A phone call was made to Short. There was a loud verbal exchange, but the clerk still refused to “bend” the policy. The Lakers wound up staying in a black-owned hotel.
“Elgin: “I could tell that some of the white guys weren’t thrilled about switching hotels, but no one said anything. At this point, I still planned to play in the game because the team backed me. Then Boo Ellis, Ed Fleming and I went out to get a sandwich before the game, but no one would serve us. We went to several places and were embarrassed each time. Finally, the Greyhound bus station was the only place that would sell us food. I told [coach John] Kundla what happened and said, ‘Coach, I just can’t play in this town.’ “
Principles. Pride. Later on, teammate Hot Rod Hundley, who was from Charleston, pleaded with Baylor to play. Elgin replied, “I’m a human being, Rod. All I want is to be treated like a human being.”
Elgin: “A few days later, I got a call from the mayor of Charleston, and he apologized. Two years later, I was invited to an All-Star game there, and out of courtesy, I went. We stayed at the same hotel that had refused us service. We were able to eat anywhere we wanted. Some black leaders told me that they were able to use what happened to me to bring pressure on the city to make changes. That made me feel good. But the indignity of a hotel clerk, acting as if you aren’t there, of people who won’t sell you a sandwich because you’re black…those are things you never forget.”
Neither is the word of a legend who looks you in the eye and sells you a dream.
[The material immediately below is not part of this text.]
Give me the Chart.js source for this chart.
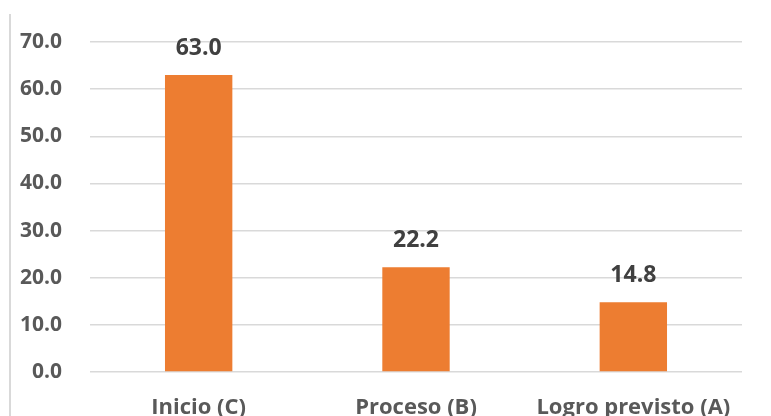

That is something you never forget, either. Indignity. See, the protest behind this story is not about Elgin Baylor the basketball player. It’s not even about Elgin Baylor the person.
This protest is about the fact, the true fact, that black athletes do not see very many black journalists, especially young ones, during their careers. But every one of them complains: “Some white writer from SI did me wrong!” From Sweetwater Clifton to Grant Hill, shit is real. So don’t forget, Mr. Baylor, don’t forget about when you had nowhere to stay and no one would feed you. I ain’t the hotel clerk. I’m a young brotha just like you used to be. That’s all. A black man who wants to see you sine, who wants to use the little bit of juice I go to tell people what you mean to me and what you should mean to them. The skin we’re in makes me obligated.
In my heart, I want to know that my father idolized the right man. But maybe Elgin forgot. Forgot what it’s like to be young, convicted and black. Shaq is the only other athlete to look me in the eye and play me like this, and he apologized for it. I respect that. But then again, maybe I’m the one trippin’, taking this entire episode too personal. Like I said at the top, “Elgin Baylor doesn’t talk much.” That is a damn shame. Now my only problem is, how I’m going to break this Elgin Baylor story to my father.